• BMW iNext

BMW Expanding Plant to Build iNext Electric Crossover

It's an investment of 400 million euros (CAD 589 million).

Evan Williams By: Evan Williams December 2, 2019

BMW has just announced a big investment in one of its German plants. The automaker’s largest European plant is being upgraded to build EVs and autonomous vehicles that will be part of the company’s future lineup.

It’s an investment of 400 million euros (CAD 589 million) into Plant Dingolfing, located northeast of Munich in Germany. The facility already builds 10 different models of BMW, including the company’s 3, 4, 5, 6, 7, and 8 Series cars. The plant already builds plug-in hybrids including the 530e and 740e models. PHEVs are already close to 10 percent of the facility’s products.
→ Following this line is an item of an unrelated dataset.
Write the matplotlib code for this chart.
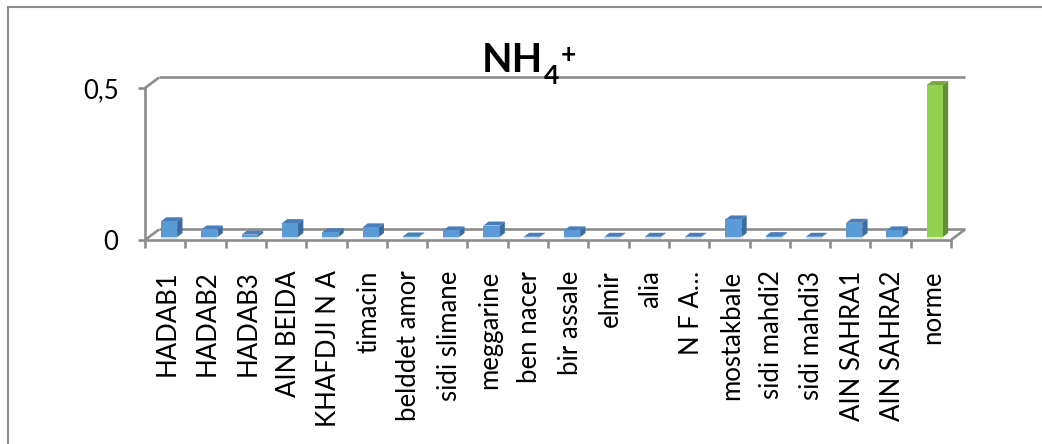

The first fully-electric model for the plant will be the BMW iNext, set to start production in 2021. The extra complexity required to build EVs along with other high-tech upcoming safety features needs a significant rework for the facility.
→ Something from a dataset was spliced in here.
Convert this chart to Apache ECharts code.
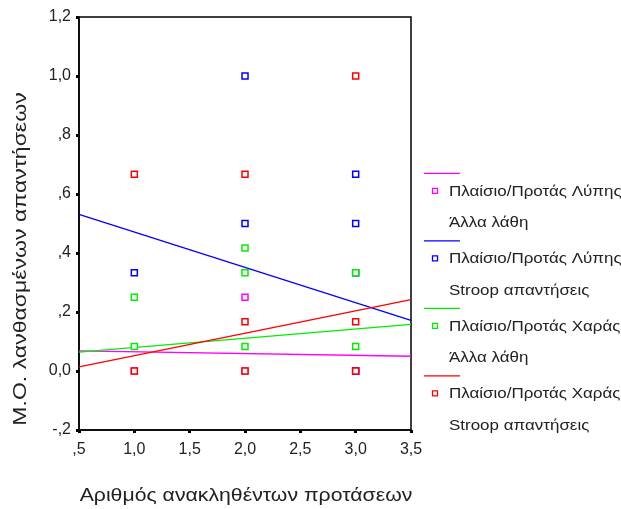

“As the technology in our cars grows more and more complex, system integration capabilities will become a decisive competitive advantage. With the BMW iNext, our Dingolfing location is demonstrating that we are capable of implementing growing product demands in efficient large-scale industrial production,” said BMW head of production Milan Nedeljkovic.
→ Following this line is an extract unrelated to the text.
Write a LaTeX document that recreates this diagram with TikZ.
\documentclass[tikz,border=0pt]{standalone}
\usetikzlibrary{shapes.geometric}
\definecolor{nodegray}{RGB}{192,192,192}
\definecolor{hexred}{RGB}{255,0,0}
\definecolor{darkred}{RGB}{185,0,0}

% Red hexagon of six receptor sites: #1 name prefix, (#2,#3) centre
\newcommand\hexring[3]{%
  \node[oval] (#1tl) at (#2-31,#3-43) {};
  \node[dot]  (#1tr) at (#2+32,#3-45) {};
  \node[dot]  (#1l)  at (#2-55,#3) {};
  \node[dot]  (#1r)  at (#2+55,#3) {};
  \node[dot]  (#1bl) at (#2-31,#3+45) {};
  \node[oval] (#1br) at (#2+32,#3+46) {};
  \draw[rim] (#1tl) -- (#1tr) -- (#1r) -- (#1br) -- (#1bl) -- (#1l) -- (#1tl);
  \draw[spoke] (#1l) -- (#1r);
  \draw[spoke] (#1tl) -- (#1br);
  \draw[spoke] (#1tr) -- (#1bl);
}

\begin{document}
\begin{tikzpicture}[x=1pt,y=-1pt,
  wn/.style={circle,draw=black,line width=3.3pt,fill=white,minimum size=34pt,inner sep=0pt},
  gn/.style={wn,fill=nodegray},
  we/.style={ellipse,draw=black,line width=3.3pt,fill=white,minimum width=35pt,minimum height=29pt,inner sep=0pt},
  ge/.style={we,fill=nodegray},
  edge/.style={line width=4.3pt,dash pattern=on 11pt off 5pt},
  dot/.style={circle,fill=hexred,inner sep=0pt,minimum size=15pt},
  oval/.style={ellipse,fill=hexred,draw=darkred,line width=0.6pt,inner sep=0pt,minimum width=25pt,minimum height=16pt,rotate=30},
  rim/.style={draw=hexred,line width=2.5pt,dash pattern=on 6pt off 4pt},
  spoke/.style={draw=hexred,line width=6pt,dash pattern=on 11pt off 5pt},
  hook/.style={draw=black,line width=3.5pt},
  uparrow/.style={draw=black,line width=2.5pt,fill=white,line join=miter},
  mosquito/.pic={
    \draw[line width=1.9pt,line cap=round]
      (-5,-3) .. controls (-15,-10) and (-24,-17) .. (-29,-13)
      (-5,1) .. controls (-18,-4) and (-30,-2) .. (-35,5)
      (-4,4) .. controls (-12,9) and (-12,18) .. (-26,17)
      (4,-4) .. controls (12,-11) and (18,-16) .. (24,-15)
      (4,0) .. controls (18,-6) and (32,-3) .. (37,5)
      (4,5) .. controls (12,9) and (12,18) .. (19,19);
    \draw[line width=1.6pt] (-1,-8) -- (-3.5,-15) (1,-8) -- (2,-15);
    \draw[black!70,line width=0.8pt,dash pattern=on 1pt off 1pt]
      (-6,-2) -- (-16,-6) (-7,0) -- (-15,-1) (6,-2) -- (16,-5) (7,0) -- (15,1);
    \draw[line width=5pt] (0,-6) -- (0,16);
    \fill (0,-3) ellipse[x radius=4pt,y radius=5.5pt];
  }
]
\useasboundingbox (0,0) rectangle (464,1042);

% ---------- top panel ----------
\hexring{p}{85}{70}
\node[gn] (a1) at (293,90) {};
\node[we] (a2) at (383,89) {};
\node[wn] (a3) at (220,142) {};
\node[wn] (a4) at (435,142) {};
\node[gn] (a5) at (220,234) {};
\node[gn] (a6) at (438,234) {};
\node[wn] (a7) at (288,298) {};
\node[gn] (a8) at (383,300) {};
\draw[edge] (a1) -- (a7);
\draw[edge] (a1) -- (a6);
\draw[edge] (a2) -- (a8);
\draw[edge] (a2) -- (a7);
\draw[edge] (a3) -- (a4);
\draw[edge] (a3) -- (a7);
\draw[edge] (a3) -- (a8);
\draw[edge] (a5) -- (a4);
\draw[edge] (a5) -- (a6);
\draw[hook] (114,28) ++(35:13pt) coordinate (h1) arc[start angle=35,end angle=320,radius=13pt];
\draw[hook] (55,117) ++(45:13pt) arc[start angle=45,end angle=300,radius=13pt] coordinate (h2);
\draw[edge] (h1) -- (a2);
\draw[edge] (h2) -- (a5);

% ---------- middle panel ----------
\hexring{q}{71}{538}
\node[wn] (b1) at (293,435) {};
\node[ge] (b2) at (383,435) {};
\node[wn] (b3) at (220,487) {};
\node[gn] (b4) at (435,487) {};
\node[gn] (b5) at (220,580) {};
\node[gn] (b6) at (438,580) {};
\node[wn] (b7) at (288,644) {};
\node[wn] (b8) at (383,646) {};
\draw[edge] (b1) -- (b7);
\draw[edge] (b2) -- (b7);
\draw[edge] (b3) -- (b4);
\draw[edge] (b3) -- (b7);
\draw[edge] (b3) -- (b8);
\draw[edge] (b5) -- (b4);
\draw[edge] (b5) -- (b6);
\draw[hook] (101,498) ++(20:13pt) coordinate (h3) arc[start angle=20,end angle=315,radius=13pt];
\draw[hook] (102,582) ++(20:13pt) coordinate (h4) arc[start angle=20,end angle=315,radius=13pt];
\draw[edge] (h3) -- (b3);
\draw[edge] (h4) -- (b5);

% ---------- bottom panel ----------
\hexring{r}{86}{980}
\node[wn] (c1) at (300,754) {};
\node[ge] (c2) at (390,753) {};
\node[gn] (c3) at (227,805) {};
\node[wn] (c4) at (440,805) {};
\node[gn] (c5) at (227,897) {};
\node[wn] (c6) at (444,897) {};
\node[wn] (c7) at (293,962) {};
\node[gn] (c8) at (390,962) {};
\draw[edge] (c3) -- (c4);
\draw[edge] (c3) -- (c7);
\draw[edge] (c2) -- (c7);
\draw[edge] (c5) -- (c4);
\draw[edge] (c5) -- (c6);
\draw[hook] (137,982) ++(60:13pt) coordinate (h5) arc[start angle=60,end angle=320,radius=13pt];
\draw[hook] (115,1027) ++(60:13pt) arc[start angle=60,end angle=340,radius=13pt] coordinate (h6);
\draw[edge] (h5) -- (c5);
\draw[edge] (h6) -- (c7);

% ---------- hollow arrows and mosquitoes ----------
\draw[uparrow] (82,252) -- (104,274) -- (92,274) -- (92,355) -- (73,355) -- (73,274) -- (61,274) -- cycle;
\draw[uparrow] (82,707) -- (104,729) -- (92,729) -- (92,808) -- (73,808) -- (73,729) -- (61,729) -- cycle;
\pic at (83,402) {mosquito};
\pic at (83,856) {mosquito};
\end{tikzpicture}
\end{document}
The iNext is an electric crossover that BMW says will pioneer a number of new innovations for the brand, with technologies including autonomous driving expected to roll out during the model’s life. It will also be the only crossover built alongside the 5, 7, and 8 Series cars on the same production line.

BMW iNext

Parts of the shop were interrupted for up to four weeks back in August as part of the remodelling and preparation for the new vehicles. BMW says that its body shop was a big part of the changes. Not a simple place for fender and paintwork, a body shop here is where the entire body structure is assembled from individual stampings.

With materials in use including steel, aluminum, and composites like carbon fibre reinforced plastic, as well as the more complex floor assembly required for the high-tech iNext, the plant is getting innovations like one of the longest paint drying ovens in the business.

Sensors for autonomous tech will be installed in an extension of the building that started last year, and axles and transmissions will be built nearby. BMW expects up to 2,000 employees in the electrical components operation long-term, joining the around 19,000 already working at the facility that builds around 1,500 vehicles per day.